**Goal**
Filter out everything except lines holding "matplotlib".

**Given data**

◆ ◆ ◆ ◆ ◆ ◆ ◆

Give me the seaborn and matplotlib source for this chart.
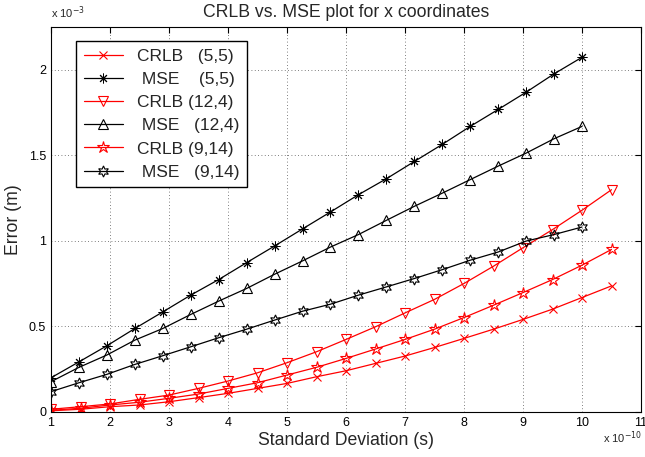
import numpy as np
import pandas as pd
import matplotlib
matplotlib.use("Agg")
import matplotlib.pyplot as plt
import seaborn as sns

# x values (units of 1e-10 s)
x_mse = [1.0, 1.474, 1.947, 2.421, 2.895, 3.368, 3.842, 4.316, 4.789, 5.263,
         5.737, 6.211, 6.684, 7.158, 7.632, 8.105, 8.579, 9.053, 9.526, 10.0]
x_crlb = [1.0, 1.5, 2.0, 2.5, 3.0, 3.5, 4.0, 4.5, 5.0, 5.5,
          6.0, 6.5, 7.0, 7.5, 8.0, 8.5, 9.0, 9.5, 10.0, 10.5]

# y values (units of 1e-3 m)
crlb_55 = [0.007, 0.016, 0.031, 0.041, 0.060, 0.084, 0.109, 0.138, 0.167, 0.206,
           0.241, 0.284, 0.327, 0.377, 0.430, 0.484, 0.541, 0.601, 0.669, 0.737]
mse_55 = [0.200, 0.293, 0.387, 0.488, 0.585, 0.683, 0.774, 0.873, 0.970, 1.070,
          1.169, 1.270, 1.363, 1.464, 1.564, 1.669, 1.768, 1.869, 1.976, 2.073]
crlb_124 = [0.016, 0.031, 0.047, 0.074, 0.099, 0.138, 0.181, 0.229, 0.288, 0.352,
            0.424, 0.498, 0.579, 0.658, 0.751, 0.852, 0.960, 1.066, 1.179, 1.299]
mse_124 = [0.177, 0.261, 0.333, 0.420, 0.488, 0.570, 0.648, 0.722, 0.805, 0.883,
           0.964, 1.037, 1.120, 1.202, 1.279, 1.358, 1.437, 1.513, 1.597, 1.669]
crlb_914 = [0.010, 0.022, 0.041, 0.057, 0.080, 0.105, 0.138, 0.171, 0.216, 0.261,
            0.313, 0.368, 0.424, 0.484, 0.552, 0.624, 0.698, 0.774, 0.858, 0.950]
mse_914 = [0.119, 0.171, 0.220, 0.278, 0.329, 0.381, 0.434, 0.484, 0.537, 0.589,
           0.630, 0.683, 0.731, 0.780, 0.832, 0.887, 0.935, 0.999, 1.037, 1.081]

labels = ["CRLB   (5,5)", " MSE    (5,5)", "CRLB (12,4)", " MSE   (12,4)",
          "CRLB (9,14)", " MSE   (9,14)"]

sns.set_style("white")
plt.rcParams['font.family'] = ['Liberation Sans', 'DejaVu Sans']

fig = plt.figure(figsize=(6.45, 4.57), dpi=100)
ax = fig.add_axes([51/645, 45/457, 590/645, 385/457])

series = [
    (x_crlb, crlb_55, 'red', 'x', 6, 0.8),
    (x_mse, mse_55, 'black', (8, 2, 0), 7, 0.7),
    (x_crlb, crlb_124, 'red', 'v', 7.5, 0.8),
    (x_mse, mse_124, 'black', '^', 7.5, 0.8),
    (x_crlb, crlb_914, 'red', '*', 9, 0.8),
    (x_mse, mse_914, 'black', (6, 1, 0), 8, 0.8),
]
for (xs, ys, c, m, ms, mew), lab in zip(series, labels):
    df = pd.DataFrame({'x': xs, 'y': ys})
    sns.lineplot(data=df, x='x', y='y', ax=ax, color=c, marker=m, markersize=ms,
                 markerfacecolor='none', markeredgecolor=c, markeredgewidth=mew,
                 linewidth=0.9, label=lab, sort=False)

ax.set_xlim(1, 11)
ax.set_ylim(0, 2.25)
ax.set_xticks(range(1, 12))
ax.set_yticks([0, 0.5, 1, 1.5, 2])
ax.set_yticklabels(['0', '0.5', '1', '1.5', '2'])
ax.grid(True, linestyle=(0, (1, 3)), color='#555555', linewidth=0.6)
ax.tick_params(direction='in', top=True, right=True, length=4, labelsize=9, colors='black')
for s in ax.spines.values():
    s.set_color('black')
    s.set_linewidth(0.8)

ax.set_title("CRLB vs. MSE plot for x coordinates", fontsize=12.7, pad=7)
ax.set_xlabel("Standard Deviation (s)", fontsize=12.7, labelpad=2)
ax.set_ylabel("Error (m)", fontsize=12.7, labelpad=5)
fig.text(51/645, 1 - 18/457, r"x 10$^{-3}$", fontsize=8, ha='left', va='baseline')
fig.text(603/645, 1 - 443/457, r"x 10$^{-10}$", fontsize=8, ha='left', va='baseline')

leg = ax.legend(loc='upper left', bbox_to_anchor=(25/590, 1 - 14/385), fontsize=12.5,
                frameon=True, fancybox=False, edgecolor='black', framealpha=1,
                borderaxespad=0, handlelength=2.25, labelspacing=0.46, borderpad=0.45,
                handletextpad=0.8)
leg.get_frame().set_linewidth(1.0)

fig.savefig("out.png", dpi=100)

◆ ◆ ◆ ◆ ◆ ◆ ◆

**Result for this task**
Give me the seaborn and matplotlib source for this chart.
import matplotlib
matplotlib.use("Agg")
import matplotlib.pyplot as plt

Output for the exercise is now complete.